Lighthizer's heyday on the Senate staff spanned 1981 to 1983, while Dole was chairman of the Finance Committee. He helped craft and enact the Reagan tax cuts of 1981, and the tax increase of 1982 that was required to restore lost revenue when spending cuts didn't materialize.


Lighthizer was hired away in 1984 by then U.S. Trade Representative Bill Brock, who named him deputy trade representative. By the next year, Lighthizer was back working his old contacts at the Senate Finance Committee as a lobbyist with the firm of Arps, Slate, Meagher and Flom, where he's still based.

To be labeled a top adviser to Dole may seem a dubious distinction at a time when the campaign has been buffeted by missteps on issues such as smoking, gun control and abortion, as well as Dole's controversial decision to pass up the NAACP convention.

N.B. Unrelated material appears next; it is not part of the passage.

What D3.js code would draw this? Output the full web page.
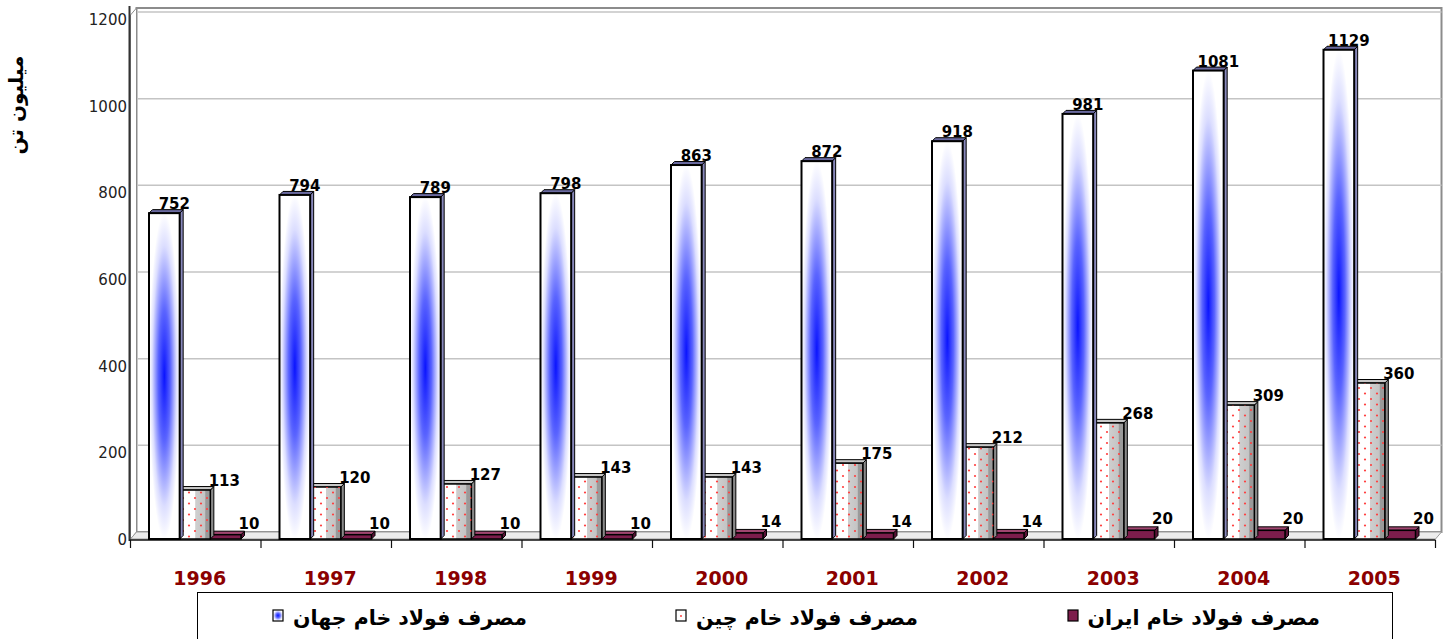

"I have not worked on those issues," Lighthizer says. "We each contribute in the ways we're best suited. My issues are the economy, trade and taxes. General organization is also something I can do uniquely because I've been around for so many years."

His chief assignment for the Dole campaign is coordinating 25 volunteer groups that are developing policy positions for a Dole administration. The most eagerly watched is the group helping the candidate fashion a tax-cut proposal, which he is expected to announce soon.

"I happen to think the most important issue is the economy, the fact that wages are down, and financial security is down," Lighthizer explained. "The top 5 percent of people are doing well, the bottom two-thirds are doing poorly. I think you have to stimulate the economy to get people an increase in wages."

As a trade lobbyist, Lighthizer uses his connections to win protection from foreign competition for his clients, such as the U.S. steel industry. His self-proclaimed "trade hawk" philosophy makes some free-traders nervous, particularly as Lighthizer's name is bandied about as a possible White House chief of staff in a Dole administration.


But most in the business community would welcome such an appointment, says Lonnie Taylor, vice president of the U.S. Chamber of Commerce.

"He is exceptionally bright," says Taylor, who recently heard Lighthizer dominate a tax-cut discussion involving leading economists. "His command of the issues is breathtaking, not just taxes and trade but the whole gamut. We know no one is going to be with us 100 percent."

Lighthizer discourages the notion that he is a candidate for a White House job, but says he would help Dole hire others.

"I would concentrate on trying to get the right people into the right places," Lighthizer says. "If I thought I was just in this for myself, it would constrain me."

Others are quick to note that Lighthizer, who is rumored to earn well in excess of $500,000 a year, would have to take a huge pay cut to work for the White House -- and be required by law to refrain from lobbying for five years after he left.

That's a pretty hefty green fee -- even for the South Lawn.